Data segment:
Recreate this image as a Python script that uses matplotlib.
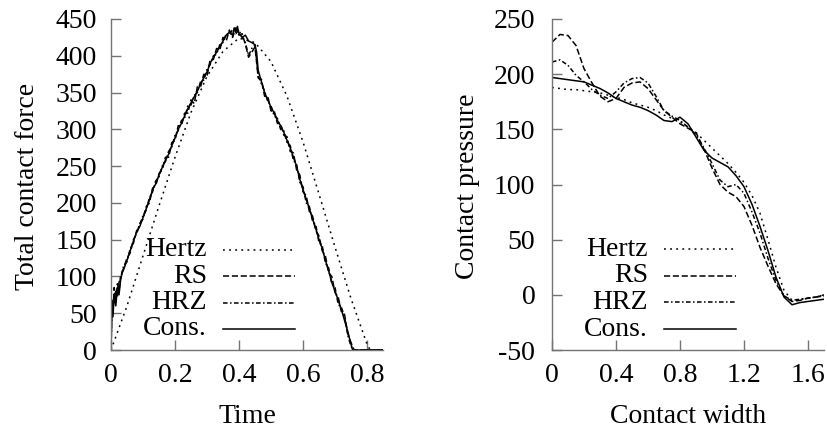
import matplotlib.pyplot as plt

plt.rcParams['font.family'] = ['Liberation Serif', 'DejaVu Serif']
plt.rcParams['font.size'] = 20
plt.rcParams['axes.unicode_minus'] = False
plt.rcParams['lines.dash_capstyle'] = 'butt'

# ---- left panel: total contact force vs time ----
hertzT = [0, 0.05, 0.1, 0.15, 0.2, 0.25, 0.3, 0.35, 0.4, 0.45, 0.5, 0.55,
          0.6, 0.65, 0.7, 0.75, 0.8, 0.81, 0.85]
hertzF = [0, 60, 128, 196, 262, 323, 372, 406, 424, 418, 392, 345,
          283, 212, 140, 70, 8, 0, 0]

consT = [0, 0.003, 0.006, 0.01, 0.015, 0.02, 0.025, 0.03, 0.035, 0.04, 0.05,
         0.06, 0.07, 0.08, 0.09, 0.10, 0.11, 0.12, 0.13, 0.14, 0.15, 0.16,
         0.17, 0.18, 0.19, 0.20, 0.21, 0.22, 0.23, 0.24, 0.25, 0.26, 0.27,
         0.28, 0.29, 0.30, 0.31, 0.32, 0.33, 0.34, 0.35, 0.36, 0.37, 0.38,
         0.385, 0.39, 0.395, 0.40, 0.41, 0.42, 0.43, 0.44, 0.45, 0.455, 0.46,
         0.47, 0.48, 0.49, 0.50, 0.51, 0.52, 0.53, 0.54, 0.55, 0.56, 0.57,
         0.58, 0.59, 0.60, 0.61, 0.62, 0.63, 0.64, 0.65, 0.66, 0.67, 0.68,
         0.69, 0.70, 0.71, 0.72, 0.73, 0.74, 0.75, 0.755, 0.85]
consF = [0, 60, 45, 75, 60, 85, 75, 95, 105, 110, 122,
         135, 148, 160, 168, 180, 192, 204, 218, 226, 238, 248,
         258, 266, 278, 288, 300, 308, 318, 328, 336, 344, 352,
         362, 370, 378, 390, 398, 405, 412, 420, 428, 432, 428,
         438, 432, 440, 430, 425, 428, 420, 418, 415, 405, 380,
         365, 350, 340, 330, 322, 312, 305, 296, 285, 275, 262,
         250, 232, 218, 205, 192, 178, 165, 150, 138, 122, 108,
         92, 80, 68, 55, 40, 25, 8, 0, 0]

rsT = [0, 0.003, 0.006, 0.01, 0.015, 0.02, 0.025, 0.03, 0.04, 0.05, 0.06,
       0.07, 0.08, 0.09, 0.10, 0.11, 0.12, 0.13, 0.14, 0.15, 0.16, 0.17,
       0.18, 0.19, 0.20, 0.21, 0.22, 0.23, 0.24, 0.25, 0.26, 0.27, 0.28,
       0.29, 0.30, 0.31, 0.32, 0.33, 0.34, 0.35, 0.36, 0.37, 0.38, 0.39,
       0.40, 0.41, 0.42, 0.43, 0.44, 0.45, 0.46, 0.47, 0.48, 0.49, 0.50,
       0.51, 0.52, 0.53, 0.54, 0.55, 0.56, 0.57, 0.58, 0.59, 0.60, 0.61,
       0.62, 0.63, 0.64, 0.65, 0.66, 0.67, 0.68, 0.69, 0.70, 0.71, 0.72,
       0.73, 0.74, 0.75, 0.76, 0.85]
rsF = [0, 70, 50, 85, 65, 90, 80, 100, 112, 125, 132,
       150, 158, 172, 178, 195, 200, 220, 224, 240, 245, 262,
       262, 282, 285, 305, 305, 322, 322, 340, 335, 358, 358,
       375, 372, 395, 395, 410, 408, 425, 420, 435, 425, 438,
       428, 430, 415, 398, 405, 412, 370, 368, 345, 345, 325,
       325, 308, 308, 292, 290, 270, 268, 245, 238, 215, 210,
       188, 182, 162, 155, 135, 128, 105, 100, 78, 72, 52,
       48, 22, 10, 0, 0]

hrzT = rsT
hrzF = [0, 55, 65, 70, 80, 72, 92, 98, 115, 120, 138,
        145, 162, 170, 183, 190, 207, 215, 230, 235, 250, 256,
        270, 276, 292, 298, 312, 315, 332, 333, 346, 350, 365,
        367, 382, 388, 400, 402, 415, 418, 430, 428, 436, 430,
        435, 425, 418, 400, 410, 415, 372, 362, 352, 338, 332,
        318, 315, 300, 298, 282, 278, 258, 252, 228, 222, 200,
        195, 175, 170, 146, 142, 118, 112, 90, 85, 62, 58,
        45, 20, 5, 0, 0]

# ---- right panel: contact pressure vs contact width ----
widthX = [0, 0.05, 0.1, 0.15, 0.2, 0.25, 0.3, 0.35, 0.4, 0.45, 0.5, 0.55,
          0.6, 0.65, 0.7, 0.75, 0.8, 0.85, 0.9, 0.95, 1.0, 1.05, 1.1, 1.15,
          1.2, 1.25, 1.3, 1.35, 1.4, 1.45, 1.5, 1.55, 1.6, 1.65, 1.7]
hertzP = [188, 187, 186, 186, 185, 184, 183, 181, 179, 177, 174, 172,
          170, 167, 163, 160, 157, 152, 147, 140, 133, 126, 119, 111,
          102, 90, 74, 50, 25, 4, -5, -4, -3, -2, 0]
rsP = [229, 236, 235, 226, 205, 192, 180, 175, 178, 188, 192, 193,
       187, 177, 167, 161, 155, 151, 147, 132, 115, 100, 93, 89,
       80, 63, 43, 26, 10, -1, -6, -5, -3, -2, 0]
hrzP = [211, 213, 208, 199, 193, 186, 181, 178, 184, 192, 196, 197,
        192, 180, 167, 162, 158, 152, 145, 133, 119, 104, 98, 100,
        92, 75, 56, 33, 13, -1, -5, -4, -3, -2, -1]
consP = [197, 196, 195, 194, 193, 190, 187, 183, 178, 175, 172, 170,
         167, 163, 158, 157, 161, 155, 143, 131, 124, 120, 116, 108,
         98, 82, 62, 40, 16, -2, -9, -7, -6, -5, -4]

labels = ['Hertz', 'RS', 'HRZ', 'Cons.']
styles = [(0, (1.2, 2.8)), (0, (4.0, 1.8)), (0, (3.0, 1.6, 1.0, 1.6)), '-']
axisColor = '0.45'
lineW = 1.1


def styleAxis(ax, pad):
    for side in ['top', 'right']:
        ax.spines[side].set_visible(False)
    for side in ['left', 'bottom']:
        ax.spines[side].set_color(axisColor)
        ax.spines[side].set_linewidth(1.0)
    ax.tick_params(direction='in', length=7, width=1.0, color=axisColor,
                   labelsize=20)
    ax.tick_params(axis='y', pad=pad)
    ax.tick_params(axis='x', pad=9)


def drawLegend(ax, xText, xLine0, xLine1, yTop, dy):
    # gnuplot style key: right aligned text, sample to the right
    for i, (ls, lab) in enumerate(zip(styles, labels)):
        y = yTop - i * dy
        ax.text(xText, y, lab, ha='right', va='center', fontsize=20,
                transform=ax.transAxes)
        ax.plot([xLine0, xLine1], [y, y], color='black', lw=lineW,
                linestyle=ls, transform=ax.transAxes)


fig = plt.figure(figsize=(8.27, 4.32), dpi=100)

ax1 = fig.add_axes([111 / 827, 1 - 350 / 432, 272 / 827, 331 / 432])
for t, f, ls in zip([hertzT, rsT, hrzT, consT], [hertzF, rsF, hrzF, consF], styles):
    ax1.plot(t, f, color='black', lw=lineW, linestyle=ls)
ax1.set_xlim(0, 0.85)
ax1.set_ylim(0, 450)
ax1.set_xticks([0, 0.2, 0.4, 0.6, 0.8])
ax1.set_xticklabels(['0', '0.2', '0.4', '0.6', '0.8'])
ax1.set_yticks(range(0, 451, 50))
styleAxis(ax1, 10)
ax1.set_xlabel('Time', fontsize=20, labelpad=12)
ax1.set_ylabel('Total contact force', fontsize=20)
ax1.yaxis.set_label_coords(-0.26, 0.495)
drawLegend(ax1, 96 / 272, 112 / 272, 184 / 272,
           (350 - 250) / 331, 26.3 / 331)

ax2 = fig.add_axes([552 / 827, 1 - 350 / 432, 272 / 827, 331 / 432])
for p, ls in zip([hertzP, rsP, hrzP, consP], styles):
    ax2.plot(widthX, p, color='black', lw=lineW, linestyle=ls)
ax2.set_xlim(0, 1.7)
ax2.set_ylim(-50, 250)
ax2.set_xticks([0, 0.4, 0.8, 1.2, 1.6])
ax2.set_xticklabels(['0', '0.4', '0.8', '1.2', '1.6'])
ax2.set_yticks(range(-50, 251, 50))
styleAxis(ax2, 12)
ax2.set_xlabel('Contact width', fontsize=20, labelpad=12)
ax2.set_ylabel('Contact pressure', fontsize=20)
ax2.yaxis.set_label_coords(-0.265, 0.495)
drawLegend(ax2, 96 / 272, 112 / 272, 184 / 272,
           (350 - 249) / 331, 26.7 / 331)

fig.savefig('out.png', dpi=100)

Exercise description: Of the lines in the data, how many hold the string "matplotlib"? State the number, nothing else.

Answer: 2